*PROVIDED INFORMATION*.
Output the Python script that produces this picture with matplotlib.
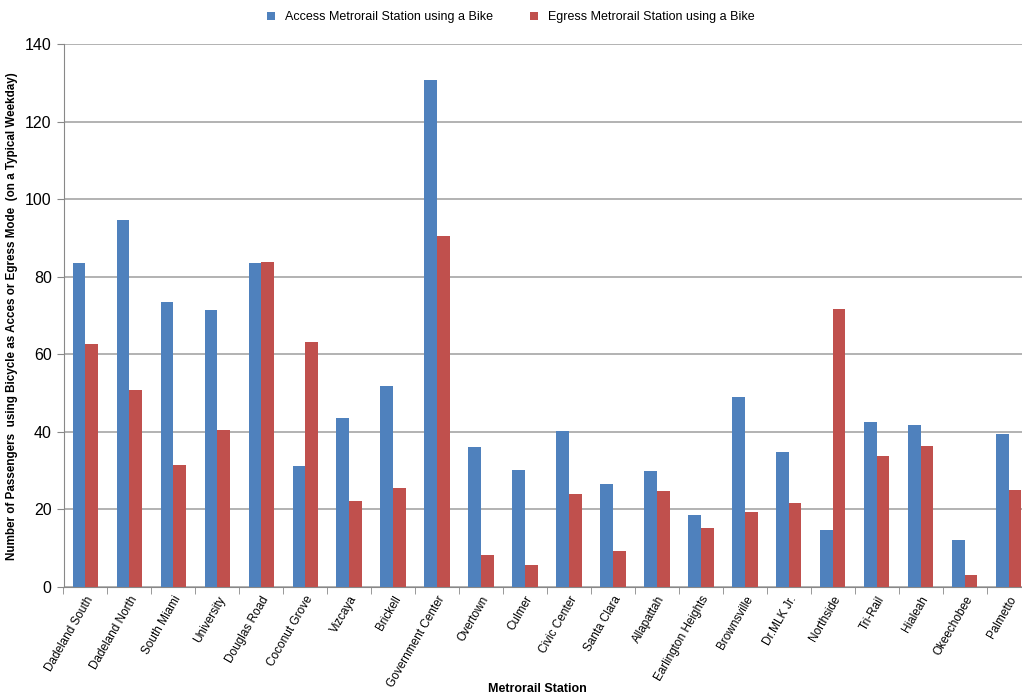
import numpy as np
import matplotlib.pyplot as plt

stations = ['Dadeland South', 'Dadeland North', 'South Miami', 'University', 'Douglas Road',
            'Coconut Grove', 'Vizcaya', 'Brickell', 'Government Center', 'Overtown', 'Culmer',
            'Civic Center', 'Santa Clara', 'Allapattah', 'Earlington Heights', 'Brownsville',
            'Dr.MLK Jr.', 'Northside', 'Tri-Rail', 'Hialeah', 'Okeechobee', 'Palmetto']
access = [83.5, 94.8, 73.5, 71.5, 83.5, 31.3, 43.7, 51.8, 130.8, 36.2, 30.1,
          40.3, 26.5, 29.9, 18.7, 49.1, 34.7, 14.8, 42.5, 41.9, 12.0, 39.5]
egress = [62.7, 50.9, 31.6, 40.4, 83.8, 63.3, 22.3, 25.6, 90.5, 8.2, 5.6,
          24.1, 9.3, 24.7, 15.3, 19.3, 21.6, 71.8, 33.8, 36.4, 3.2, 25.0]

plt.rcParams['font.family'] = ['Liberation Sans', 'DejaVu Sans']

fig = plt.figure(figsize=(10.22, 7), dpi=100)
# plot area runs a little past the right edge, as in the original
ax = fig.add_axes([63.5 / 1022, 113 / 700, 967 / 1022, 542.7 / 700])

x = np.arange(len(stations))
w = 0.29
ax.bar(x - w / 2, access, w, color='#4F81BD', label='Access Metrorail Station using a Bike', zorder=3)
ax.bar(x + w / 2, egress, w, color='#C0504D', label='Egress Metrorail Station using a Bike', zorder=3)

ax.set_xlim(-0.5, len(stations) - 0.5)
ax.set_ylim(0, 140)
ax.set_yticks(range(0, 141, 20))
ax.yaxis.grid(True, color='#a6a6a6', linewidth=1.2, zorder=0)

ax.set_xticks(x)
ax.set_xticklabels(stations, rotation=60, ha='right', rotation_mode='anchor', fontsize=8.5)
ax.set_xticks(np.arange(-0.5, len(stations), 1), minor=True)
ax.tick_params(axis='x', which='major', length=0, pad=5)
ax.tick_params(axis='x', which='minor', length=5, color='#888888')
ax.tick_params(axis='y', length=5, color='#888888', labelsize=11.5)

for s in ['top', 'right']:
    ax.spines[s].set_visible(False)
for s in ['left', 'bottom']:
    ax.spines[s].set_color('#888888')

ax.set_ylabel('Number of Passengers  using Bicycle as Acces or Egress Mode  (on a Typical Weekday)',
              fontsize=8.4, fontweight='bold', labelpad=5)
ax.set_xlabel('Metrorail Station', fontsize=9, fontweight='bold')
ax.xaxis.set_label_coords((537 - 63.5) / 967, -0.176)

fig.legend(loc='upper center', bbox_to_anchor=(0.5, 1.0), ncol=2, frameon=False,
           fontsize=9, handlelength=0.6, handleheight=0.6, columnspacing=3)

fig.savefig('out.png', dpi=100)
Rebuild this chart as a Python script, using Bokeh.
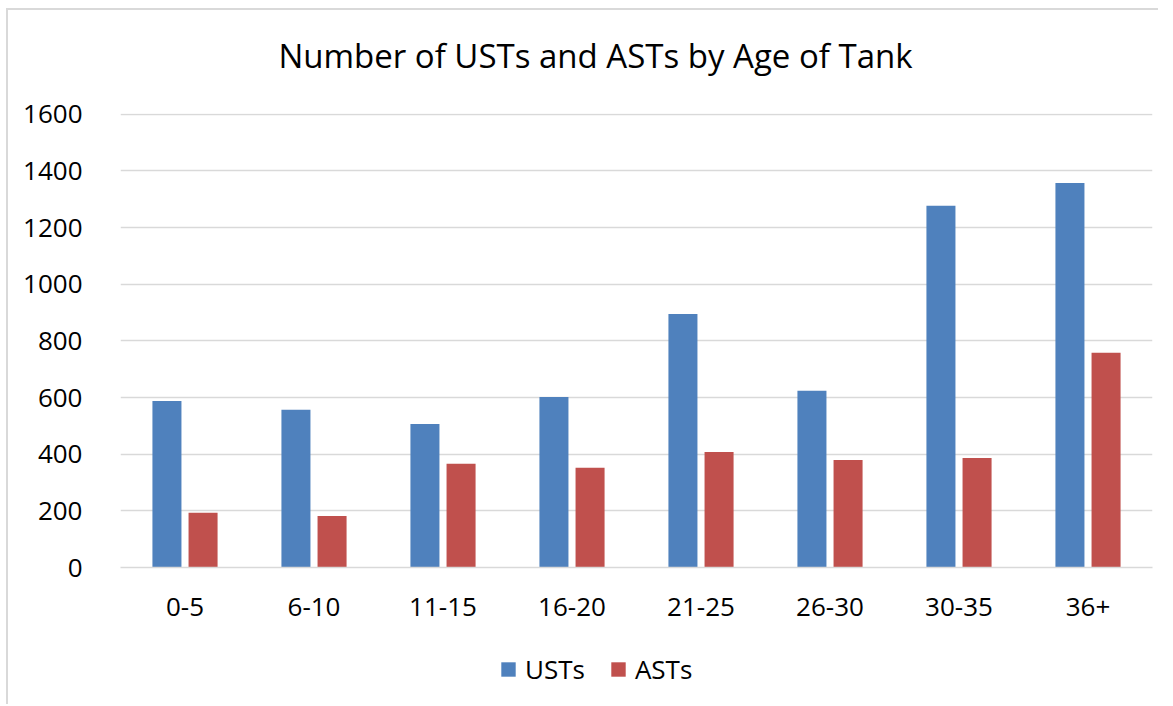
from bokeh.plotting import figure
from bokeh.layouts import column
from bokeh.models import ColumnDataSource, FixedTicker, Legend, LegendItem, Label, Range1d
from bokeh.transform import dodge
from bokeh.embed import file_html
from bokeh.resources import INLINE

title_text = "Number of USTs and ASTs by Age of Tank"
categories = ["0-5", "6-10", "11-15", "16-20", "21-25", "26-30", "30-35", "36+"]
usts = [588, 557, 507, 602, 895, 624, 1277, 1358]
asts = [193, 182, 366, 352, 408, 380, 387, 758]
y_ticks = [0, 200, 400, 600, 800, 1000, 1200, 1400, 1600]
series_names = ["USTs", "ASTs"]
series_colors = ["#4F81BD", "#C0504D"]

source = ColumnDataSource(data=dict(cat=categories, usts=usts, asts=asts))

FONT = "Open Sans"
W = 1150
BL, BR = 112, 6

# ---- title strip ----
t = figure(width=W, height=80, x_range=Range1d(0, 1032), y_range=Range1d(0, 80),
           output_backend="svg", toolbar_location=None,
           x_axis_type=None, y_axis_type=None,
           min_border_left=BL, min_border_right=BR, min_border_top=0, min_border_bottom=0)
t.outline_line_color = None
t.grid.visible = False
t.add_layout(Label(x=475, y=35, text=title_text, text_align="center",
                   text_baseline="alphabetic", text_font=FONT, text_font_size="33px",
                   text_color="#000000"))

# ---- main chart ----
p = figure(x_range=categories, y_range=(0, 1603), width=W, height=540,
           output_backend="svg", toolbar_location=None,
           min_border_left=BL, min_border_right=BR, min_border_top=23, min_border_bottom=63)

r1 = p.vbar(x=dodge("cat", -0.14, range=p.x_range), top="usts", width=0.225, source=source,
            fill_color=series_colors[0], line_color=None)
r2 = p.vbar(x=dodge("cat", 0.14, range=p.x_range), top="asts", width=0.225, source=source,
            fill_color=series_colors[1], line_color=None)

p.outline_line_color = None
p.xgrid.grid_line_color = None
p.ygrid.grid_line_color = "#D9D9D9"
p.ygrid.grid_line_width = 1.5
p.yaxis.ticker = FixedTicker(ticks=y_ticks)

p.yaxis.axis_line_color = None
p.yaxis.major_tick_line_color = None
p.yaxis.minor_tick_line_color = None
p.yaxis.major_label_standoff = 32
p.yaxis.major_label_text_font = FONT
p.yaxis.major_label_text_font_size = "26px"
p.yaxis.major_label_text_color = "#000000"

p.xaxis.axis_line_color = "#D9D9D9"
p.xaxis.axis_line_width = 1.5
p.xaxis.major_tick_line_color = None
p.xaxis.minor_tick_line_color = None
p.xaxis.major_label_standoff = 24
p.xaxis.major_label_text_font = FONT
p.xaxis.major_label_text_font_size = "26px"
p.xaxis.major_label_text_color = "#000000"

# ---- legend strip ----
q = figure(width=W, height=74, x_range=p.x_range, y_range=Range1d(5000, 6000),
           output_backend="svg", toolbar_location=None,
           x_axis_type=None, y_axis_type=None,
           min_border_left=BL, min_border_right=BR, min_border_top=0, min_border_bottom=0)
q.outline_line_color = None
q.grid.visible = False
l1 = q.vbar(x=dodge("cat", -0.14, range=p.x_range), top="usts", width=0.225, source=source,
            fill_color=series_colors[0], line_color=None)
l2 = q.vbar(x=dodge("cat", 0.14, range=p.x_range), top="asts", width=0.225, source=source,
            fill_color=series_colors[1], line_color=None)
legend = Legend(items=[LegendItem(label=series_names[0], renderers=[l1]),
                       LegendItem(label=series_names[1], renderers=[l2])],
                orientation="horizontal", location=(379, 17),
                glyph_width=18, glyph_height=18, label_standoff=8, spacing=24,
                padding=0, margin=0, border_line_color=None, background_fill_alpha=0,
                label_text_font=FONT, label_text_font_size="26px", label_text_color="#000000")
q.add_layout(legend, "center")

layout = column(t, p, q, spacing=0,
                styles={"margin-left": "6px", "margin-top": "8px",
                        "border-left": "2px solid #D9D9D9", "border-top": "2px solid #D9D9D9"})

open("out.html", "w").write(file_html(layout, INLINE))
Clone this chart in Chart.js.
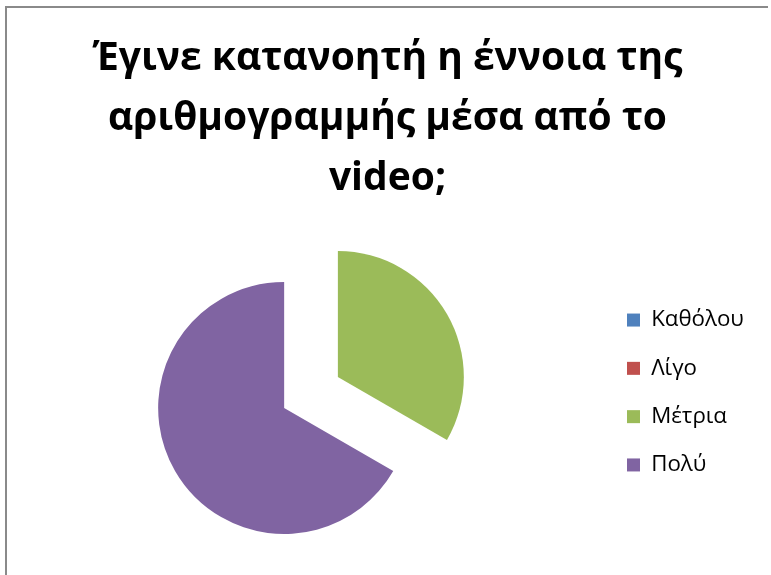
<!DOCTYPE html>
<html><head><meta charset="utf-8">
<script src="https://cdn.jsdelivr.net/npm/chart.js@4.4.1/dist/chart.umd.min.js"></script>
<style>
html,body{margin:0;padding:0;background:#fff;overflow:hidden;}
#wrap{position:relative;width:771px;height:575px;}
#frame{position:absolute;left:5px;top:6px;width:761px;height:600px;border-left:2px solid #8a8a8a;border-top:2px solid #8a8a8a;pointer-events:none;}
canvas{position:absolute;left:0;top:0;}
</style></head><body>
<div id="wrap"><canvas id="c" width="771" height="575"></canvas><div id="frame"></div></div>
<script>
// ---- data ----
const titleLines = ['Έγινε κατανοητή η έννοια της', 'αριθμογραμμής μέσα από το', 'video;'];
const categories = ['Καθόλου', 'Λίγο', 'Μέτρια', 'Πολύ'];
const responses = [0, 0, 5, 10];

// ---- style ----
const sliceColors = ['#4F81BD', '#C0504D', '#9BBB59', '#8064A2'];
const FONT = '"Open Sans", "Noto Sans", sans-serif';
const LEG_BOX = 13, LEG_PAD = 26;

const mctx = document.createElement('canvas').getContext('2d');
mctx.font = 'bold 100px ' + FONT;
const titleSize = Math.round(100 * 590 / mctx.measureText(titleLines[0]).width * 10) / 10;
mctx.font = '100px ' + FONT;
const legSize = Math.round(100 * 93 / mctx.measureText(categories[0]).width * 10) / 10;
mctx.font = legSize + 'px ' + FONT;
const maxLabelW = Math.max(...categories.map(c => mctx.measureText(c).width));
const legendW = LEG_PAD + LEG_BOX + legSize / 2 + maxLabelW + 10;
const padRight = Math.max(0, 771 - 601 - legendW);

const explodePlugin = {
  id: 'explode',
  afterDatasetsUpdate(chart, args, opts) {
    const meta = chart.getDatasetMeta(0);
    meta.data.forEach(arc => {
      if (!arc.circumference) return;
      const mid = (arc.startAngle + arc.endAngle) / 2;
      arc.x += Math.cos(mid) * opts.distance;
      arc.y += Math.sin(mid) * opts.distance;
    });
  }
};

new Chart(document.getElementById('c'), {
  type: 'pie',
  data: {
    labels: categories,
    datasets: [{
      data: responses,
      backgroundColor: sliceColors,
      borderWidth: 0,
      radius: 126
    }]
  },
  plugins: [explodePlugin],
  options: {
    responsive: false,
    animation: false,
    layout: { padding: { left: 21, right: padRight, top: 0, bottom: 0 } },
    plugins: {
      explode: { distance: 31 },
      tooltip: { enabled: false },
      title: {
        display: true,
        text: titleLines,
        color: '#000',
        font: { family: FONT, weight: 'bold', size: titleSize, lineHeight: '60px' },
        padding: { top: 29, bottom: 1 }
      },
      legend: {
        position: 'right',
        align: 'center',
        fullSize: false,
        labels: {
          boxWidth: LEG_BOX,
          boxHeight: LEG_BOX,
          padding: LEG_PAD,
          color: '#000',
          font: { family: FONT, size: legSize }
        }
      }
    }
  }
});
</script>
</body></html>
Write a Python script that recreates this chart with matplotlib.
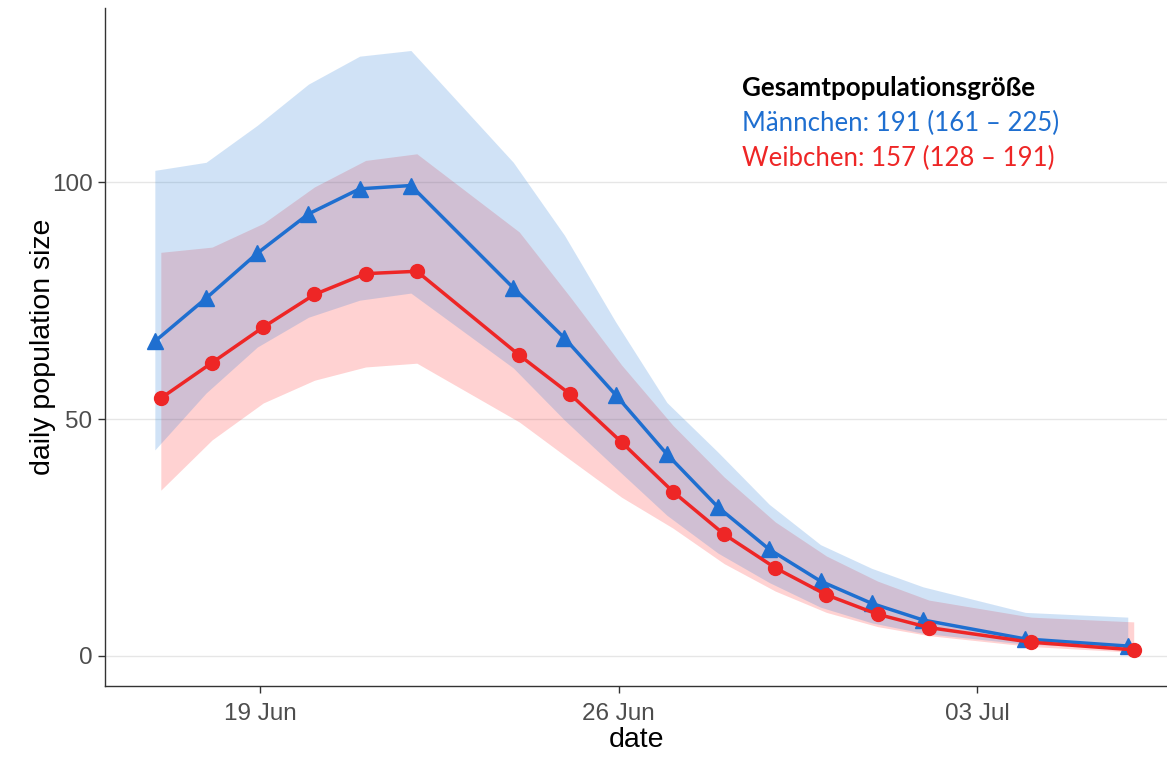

*STATED TASK*. Leaving out all pictures, set down exactly the lines of the material above, from the line with "Clone this chart in Chart.js." to the line with "const responses = [0, 0, 5, 10];" inclusive, and no others.

*TASK ANSWER*.
Clone this chart in Chart.js.
<!DOCTYPE html>
<html><head><meta charset="utf-8">
<script src="https://cdn.jsdelivr.net/npm/chart.js@4.4.1/dist/chart.umd.min.js"></script>
<style>
html,body{margin:0;padding:0;background:#fff;overflow:hidden;}
#wrap{position:relative;width:771px;height:575px;}
#frame{position:absolute;left:5px;top:6px;width:761px;height:600px;border-left:2px solid #8a8a8a;border-top:2px solid #8a8a8a;pointer-events:none;}
canvas{position:absolute;left:0;top:0;}
</style></head><body>
<div id="wrap"><canvas id="c" width="771" height="575"></canvas><div id="frame"></div></div>
<script>
// ---- data ----
const titleLines = ['Έγινε κατανοητή η έννοια της', 'αριθμογραμμής μέσα από το', 'video;'];
const categories = ['Καθόλου', 'Λίγο', 'Μέτρια', 'Πολύ'];
const responses = [0, 0, 5, 10];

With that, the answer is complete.